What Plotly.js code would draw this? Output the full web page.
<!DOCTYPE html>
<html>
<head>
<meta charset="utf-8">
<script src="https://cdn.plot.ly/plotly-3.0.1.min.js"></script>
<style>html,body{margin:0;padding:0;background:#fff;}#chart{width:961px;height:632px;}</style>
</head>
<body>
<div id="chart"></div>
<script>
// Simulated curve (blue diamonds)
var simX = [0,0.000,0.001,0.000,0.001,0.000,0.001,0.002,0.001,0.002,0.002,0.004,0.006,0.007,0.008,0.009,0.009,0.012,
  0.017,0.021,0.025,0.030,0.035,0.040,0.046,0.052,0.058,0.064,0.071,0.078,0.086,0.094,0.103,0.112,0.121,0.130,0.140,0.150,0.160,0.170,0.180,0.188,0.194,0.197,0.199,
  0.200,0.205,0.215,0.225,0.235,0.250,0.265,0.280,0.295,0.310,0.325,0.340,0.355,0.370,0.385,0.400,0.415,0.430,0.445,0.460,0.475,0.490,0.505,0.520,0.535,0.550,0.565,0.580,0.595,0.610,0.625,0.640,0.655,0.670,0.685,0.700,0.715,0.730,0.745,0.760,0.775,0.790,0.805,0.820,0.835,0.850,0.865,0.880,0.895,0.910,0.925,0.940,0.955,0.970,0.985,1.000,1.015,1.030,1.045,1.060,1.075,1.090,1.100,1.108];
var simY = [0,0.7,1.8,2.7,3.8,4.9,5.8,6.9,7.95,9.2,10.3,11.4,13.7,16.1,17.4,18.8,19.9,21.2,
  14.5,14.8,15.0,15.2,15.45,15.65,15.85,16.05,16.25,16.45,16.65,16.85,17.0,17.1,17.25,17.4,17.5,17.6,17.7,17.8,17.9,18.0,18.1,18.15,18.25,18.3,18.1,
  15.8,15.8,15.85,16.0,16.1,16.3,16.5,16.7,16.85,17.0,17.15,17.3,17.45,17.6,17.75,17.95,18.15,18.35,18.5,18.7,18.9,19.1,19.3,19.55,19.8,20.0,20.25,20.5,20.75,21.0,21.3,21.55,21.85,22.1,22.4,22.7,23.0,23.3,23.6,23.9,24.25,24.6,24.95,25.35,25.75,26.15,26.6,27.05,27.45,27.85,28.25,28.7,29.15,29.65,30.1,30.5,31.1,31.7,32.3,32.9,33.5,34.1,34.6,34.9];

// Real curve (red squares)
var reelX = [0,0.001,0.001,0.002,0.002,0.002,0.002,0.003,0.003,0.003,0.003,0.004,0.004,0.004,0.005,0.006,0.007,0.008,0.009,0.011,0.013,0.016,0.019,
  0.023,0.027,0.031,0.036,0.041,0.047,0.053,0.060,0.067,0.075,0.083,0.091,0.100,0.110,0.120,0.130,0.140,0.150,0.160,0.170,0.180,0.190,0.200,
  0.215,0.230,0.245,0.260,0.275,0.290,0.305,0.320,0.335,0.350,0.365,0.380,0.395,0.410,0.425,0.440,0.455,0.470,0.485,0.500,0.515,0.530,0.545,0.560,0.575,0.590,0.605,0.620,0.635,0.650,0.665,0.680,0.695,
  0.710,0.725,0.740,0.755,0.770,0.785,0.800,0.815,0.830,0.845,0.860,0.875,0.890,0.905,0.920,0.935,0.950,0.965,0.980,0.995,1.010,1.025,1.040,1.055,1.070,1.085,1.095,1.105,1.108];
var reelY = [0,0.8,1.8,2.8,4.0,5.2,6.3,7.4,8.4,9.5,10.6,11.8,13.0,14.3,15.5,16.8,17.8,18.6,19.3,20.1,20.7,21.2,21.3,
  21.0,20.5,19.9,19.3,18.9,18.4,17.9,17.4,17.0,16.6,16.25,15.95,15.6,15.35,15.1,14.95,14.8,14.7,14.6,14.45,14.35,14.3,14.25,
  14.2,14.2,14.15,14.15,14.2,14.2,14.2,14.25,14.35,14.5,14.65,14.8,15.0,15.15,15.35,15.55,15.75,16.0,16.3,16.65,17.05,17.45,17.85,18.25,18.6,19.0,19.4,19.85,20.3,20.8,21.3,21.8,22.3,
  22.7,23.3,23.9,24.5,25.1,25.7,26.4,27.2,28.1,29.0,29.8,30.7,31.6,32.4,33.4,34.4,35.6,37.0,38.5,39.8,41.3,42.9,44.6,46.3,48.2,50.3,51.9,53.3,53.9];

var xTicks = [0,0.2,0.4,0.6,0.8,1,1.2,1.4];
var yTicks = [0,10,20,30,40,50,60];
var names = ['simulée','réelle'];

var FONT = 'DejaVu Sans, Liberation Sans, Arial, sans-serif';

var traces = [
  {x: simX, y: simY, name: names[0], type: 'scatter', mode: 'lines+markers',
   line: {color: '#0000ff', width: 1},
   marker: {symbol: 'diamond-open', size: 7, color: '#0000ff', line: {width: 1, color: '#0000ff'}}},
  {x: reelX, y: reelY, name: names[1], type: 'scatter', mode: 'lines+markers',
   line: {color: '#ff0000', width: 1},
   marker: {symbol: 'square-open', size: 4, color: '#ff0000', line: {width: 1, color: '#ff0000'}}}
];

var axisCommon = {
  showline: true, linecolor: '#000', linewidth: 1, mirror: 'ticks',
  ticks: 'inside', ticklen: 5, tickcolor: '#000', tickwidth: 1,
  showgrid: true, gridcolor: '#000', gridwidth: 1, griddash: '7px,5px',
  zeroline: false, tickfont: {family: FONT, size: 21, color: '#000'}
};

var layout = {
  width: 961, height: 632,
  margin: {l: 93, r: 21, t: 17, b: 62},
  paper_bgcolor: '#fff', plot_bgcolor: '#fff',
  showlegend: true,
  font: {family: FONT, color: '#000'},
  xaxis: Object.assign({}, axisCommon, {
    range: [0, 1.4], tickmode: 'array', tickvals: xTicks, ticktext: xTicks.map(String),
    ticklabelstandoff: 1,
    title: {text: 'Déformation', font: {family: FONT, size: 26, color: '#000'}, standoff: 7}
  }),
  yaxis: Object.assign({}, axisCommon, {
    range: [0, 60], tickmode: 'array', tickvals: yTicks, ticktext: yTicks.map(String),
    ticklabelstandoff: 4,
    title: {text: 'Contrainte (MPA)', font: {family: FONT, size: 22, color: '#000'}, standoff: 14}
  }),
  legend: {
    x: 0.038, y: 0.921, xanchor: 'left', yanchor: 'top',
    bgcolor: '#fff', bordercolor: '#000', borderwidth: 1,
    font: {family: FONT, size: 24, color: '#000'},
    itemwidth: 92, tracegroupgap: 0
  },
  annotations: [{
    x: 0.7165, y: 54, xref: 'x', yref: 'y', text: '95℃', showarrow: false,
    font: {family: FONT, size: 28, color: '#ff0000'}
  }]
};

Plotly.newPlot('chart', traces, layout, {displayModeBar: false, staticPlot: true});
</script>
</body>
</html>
...
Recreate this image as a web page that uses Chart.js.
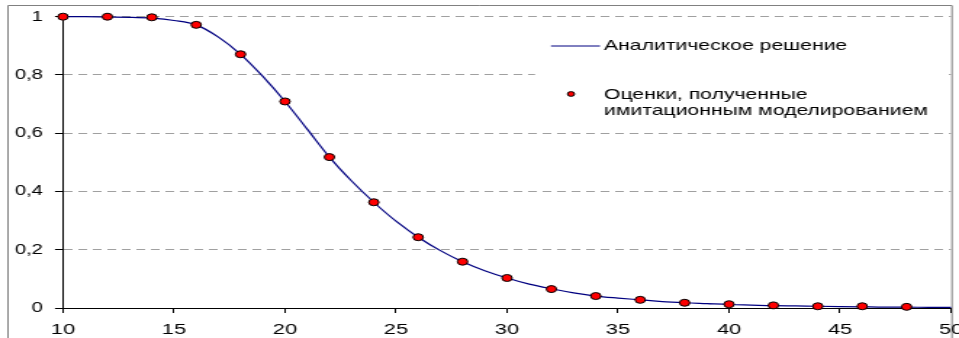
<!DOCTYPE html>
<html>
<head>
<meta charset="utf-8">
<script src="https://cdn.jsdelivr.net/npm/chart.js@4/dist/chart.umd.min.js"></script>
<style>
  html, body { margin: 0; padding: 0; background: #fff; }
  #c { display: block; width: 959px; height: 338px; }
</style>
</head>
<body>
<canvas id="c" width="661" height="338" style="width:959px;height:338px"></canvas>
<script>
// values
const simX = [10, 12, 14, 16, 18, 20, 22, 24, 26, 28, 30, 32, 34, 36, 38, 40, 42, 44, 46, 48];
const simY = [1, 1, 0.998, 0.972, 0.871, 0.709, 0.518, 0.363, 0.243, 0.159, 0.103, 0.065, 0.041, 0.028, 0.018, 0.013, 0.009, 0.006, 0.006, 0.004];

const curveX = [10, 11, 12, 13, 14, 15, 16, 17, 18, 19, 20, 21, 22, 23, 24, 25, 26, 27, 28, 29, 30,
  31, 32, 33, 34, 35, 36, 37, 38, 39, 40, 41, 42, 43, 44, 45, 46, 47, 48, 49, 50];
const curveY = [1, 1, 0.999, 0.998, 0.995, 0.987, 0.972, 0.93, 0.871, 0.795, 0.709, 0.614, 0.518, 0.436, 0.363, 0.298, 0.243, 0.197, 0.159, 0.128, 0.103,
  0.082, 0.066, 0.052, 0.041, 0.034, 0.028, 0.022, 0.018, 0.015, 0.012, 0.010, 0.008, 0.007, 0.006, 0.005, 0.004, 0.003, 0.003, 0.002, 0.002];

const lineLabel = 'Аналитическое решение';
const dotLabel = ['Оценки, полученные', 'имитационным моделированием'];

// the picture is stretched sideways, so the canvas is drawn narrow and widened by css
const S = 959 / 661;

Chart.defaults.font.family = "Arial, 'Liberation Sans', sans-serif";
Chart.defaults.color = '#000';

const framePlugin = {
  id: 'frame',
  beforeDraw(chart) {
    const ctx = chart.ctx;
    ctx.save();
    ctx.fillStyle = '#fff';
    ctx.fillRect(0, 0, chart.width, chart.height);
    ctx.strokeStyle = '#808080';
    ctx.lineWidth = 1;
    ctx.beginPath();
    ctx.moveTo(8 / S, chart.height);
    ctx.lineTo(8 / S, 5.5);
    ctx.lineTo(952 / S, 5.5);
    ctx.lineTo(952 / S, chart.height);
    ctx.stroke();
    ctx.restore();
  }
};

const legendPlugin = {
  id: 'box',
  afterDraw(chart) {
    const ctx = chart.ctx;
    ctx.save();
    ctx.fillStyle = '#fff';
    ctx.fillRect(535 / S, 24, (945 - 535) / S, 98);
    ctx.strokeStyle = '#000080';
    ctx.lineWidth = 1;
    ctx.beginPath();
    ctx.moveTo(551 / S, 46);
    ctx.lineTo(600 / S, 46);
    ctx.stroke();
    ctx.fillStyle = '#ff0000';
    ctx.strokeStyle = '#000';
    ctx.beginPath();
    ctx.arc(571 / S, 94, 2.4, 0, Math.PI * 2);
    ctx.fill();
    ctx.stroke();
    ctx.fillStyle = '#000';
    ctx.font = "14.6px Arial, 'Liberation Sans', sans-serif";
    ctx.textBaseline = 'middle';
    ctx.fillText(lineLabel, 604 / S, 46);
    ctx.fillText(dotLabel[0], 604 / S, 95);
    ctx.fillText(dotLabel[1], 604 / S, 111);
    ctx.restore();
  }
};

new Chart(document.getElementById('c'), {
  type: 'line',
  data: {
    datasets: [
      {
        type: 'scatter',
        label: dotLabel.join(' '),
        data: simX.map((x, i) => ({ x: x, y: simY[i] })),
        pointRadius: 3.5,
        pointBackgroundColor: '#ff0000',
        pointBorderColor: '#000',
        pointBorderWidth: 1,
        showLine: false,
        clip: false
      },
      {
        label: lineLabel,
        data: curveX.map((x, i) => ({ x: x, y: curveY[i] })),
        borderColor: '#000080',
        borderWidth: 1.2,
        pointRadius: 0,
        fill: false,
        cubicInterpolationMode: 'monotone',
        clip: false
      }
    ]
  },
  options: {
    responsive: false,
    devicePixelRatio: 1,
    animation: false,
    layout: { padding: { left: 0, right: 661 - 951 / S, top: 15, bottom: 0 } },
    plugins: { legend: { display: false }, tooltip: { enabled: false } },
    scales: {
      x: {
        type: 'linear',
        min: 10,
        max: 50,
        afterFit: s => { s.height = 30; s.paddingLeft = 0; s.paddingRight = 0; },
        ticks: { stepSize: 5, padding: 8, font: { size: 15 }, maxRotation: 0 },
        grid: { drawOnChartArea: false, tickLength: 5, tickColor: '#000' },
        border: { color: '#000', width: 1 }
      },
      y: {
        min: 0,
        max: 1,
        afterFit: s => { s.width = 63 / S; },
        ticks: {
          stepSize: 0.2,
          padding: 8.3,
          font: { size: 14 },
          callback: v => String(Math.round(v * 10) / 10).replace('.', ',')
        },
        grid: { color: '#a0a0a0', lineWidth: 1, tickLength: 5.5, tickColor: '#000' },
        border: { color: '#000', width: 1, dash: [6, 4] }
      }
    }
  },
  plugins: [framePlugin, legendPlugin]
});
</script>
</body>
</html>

Directive: Your copy should hold only the lines from the one containing "Recreate this image" through the one containing "0.003, 0.002, 0.002];", word for word, with no pictures.

Task response:
Recreate this image as a web page that uses Chart.js.
<!DOCTYPE html>
<html>
<head>
<meta charset="utf-8">
<script src="https://cdn.jsdelivr.net/npm/chart.js@4/dist/chart.umd.min.js"></script>
<style>
  html, body { margin: 0; padding: 0; background: #fff; }
  #c { display: block; width: 959px; height: 338px; }
</style>
</head>
<body>
<canvas id="c" width="661" height="338" style="width:959px;height:338px"></canvas>
<script>
// values
const simX = [10, 12, 14, 16, 18, 20, 22, 24, 26, 28, 30, 32, 34, 36, 38, 40, 42, 44, 46, 48];
const simY = [1, 1, 0.998, 0.972, 0.871, 0.709, 0.518, 0.363, 0.243, 0.159, 0.103, 0.065, 0.041, 0.028, 0.018, 0.013, 0.009, 0.006, 0.006, 0.004];

const curveX = [10, 11, 12, 13, 14, 15, 16, 17, 18, 19, 20, 21, 22, 23, 24, 25, 26, 27, 28, 29, 30,
  31, 32, 33, 34, 35, 36, 37, 38, 39, 40, 41, 42, 43, 44, 45, 46, 47, 48, 49, 50];
const curveY = [1, 1, 0.999, 0.998, 0.995, 0.987, 0.972, 0.93, 0.871, 0.795, 0.709, 0.614, 0.518, 0.436, 0.363, 0.298, 0.243, 0.197, 0.159, 0.128, 0.103,
  0.082, 0.066, 0.052, 0.041, 0.034, 0.028, 0.022, 0.018, 0.015, 0.012, 0.010, 0.008, 0.007, 0.006, 0.005, 0.004, 0.003, 0.003, 0.002, 0.002];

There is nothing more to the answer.